(Directive): Retype exactly the lines from the first one through the line with "y_green = [0.613, 0.459, 0.335, 0.272, 0.246]", including both ends; skip any pictures.
** begin **
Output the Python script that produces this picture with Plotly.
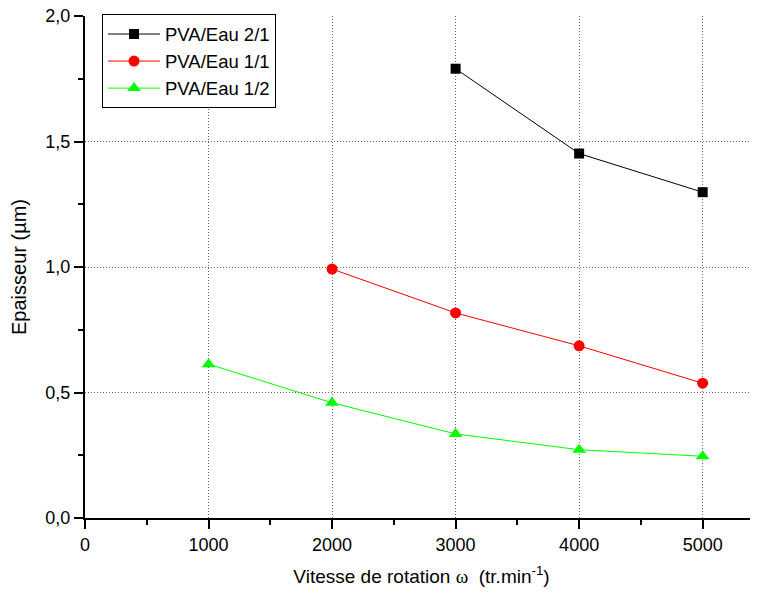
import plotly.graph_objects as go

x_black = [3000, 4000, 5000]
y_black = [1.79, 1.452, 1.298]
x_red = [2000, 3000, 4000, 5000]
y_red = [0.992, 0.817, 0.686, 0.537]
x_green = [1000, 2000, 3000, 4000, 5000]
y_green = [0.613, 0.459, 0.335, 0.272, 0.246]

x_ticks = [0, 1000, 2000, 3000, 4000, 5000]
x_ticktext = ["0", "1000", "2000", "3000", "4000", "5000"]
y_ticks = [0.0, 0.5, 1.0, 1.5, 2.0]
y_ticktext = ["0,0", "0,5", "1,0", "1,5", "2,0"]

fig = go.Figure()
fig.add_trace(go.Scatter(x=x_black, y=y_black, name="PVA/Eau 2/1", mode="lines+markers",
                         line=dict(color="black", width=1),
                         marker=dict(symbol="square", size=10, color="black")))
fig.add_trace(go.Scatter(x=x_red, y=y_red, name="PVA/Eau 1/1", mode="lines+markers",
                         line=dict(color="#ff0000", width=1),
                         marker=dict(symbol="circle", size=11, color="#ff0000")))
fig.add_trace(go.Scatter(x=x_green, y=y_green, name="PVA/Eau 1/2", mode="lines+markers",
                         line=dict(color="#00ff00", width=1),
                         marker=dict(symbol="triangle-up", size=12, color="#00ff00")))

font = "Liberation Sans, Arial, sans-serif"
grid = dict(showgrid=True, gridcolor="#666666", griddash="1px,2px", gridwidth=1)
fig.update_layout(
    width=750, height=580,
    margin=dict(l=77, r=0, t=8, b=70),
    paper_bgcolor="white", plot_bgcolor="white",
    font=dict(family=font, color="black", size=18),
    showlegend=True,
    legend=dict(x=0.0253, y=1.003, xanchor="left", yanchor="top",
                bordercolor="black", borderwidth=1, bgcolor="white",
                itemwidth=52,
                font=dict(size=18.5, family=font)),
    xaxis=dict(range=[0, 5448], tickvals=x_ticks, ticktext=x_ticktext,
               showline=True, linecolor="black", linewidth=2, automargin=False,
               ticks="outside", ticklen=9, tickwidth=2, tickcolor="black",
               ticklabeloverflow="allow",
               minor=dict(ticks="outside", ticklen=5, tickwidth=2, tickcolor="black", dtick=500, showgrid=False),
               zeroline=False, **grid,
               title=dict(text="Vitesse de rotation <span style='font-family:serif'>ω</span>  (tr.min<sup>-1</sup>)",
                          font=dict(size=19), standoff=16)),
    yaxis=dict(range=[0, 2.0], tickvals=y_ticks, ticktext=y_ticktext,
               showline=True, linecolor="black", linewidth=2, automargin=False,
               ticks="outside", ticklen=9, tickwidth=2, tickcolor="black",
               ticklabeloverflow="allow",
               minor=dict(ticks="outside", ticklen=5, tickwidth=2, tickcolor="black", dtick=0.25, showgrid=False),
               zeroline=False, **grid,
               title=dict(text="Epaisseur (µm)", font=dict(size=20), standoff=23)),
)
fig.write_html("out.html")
** end **
(The output):
Output the Python script that produces this picture with Plotly.
import plotly.graph_objects as go

x_black = [3000, 4000, 5000]
y_black = [1.79, 1.452, 1.298]
x_red = [2000, 3000, 4000, 5000]
y_red = [0.992, 0.817, 0.686, 0.537]
x_green = [1000, 2000, 3000, 4000, 5000]
y_green = [0.613, 0.459, 0.335, 0.272, 0.246]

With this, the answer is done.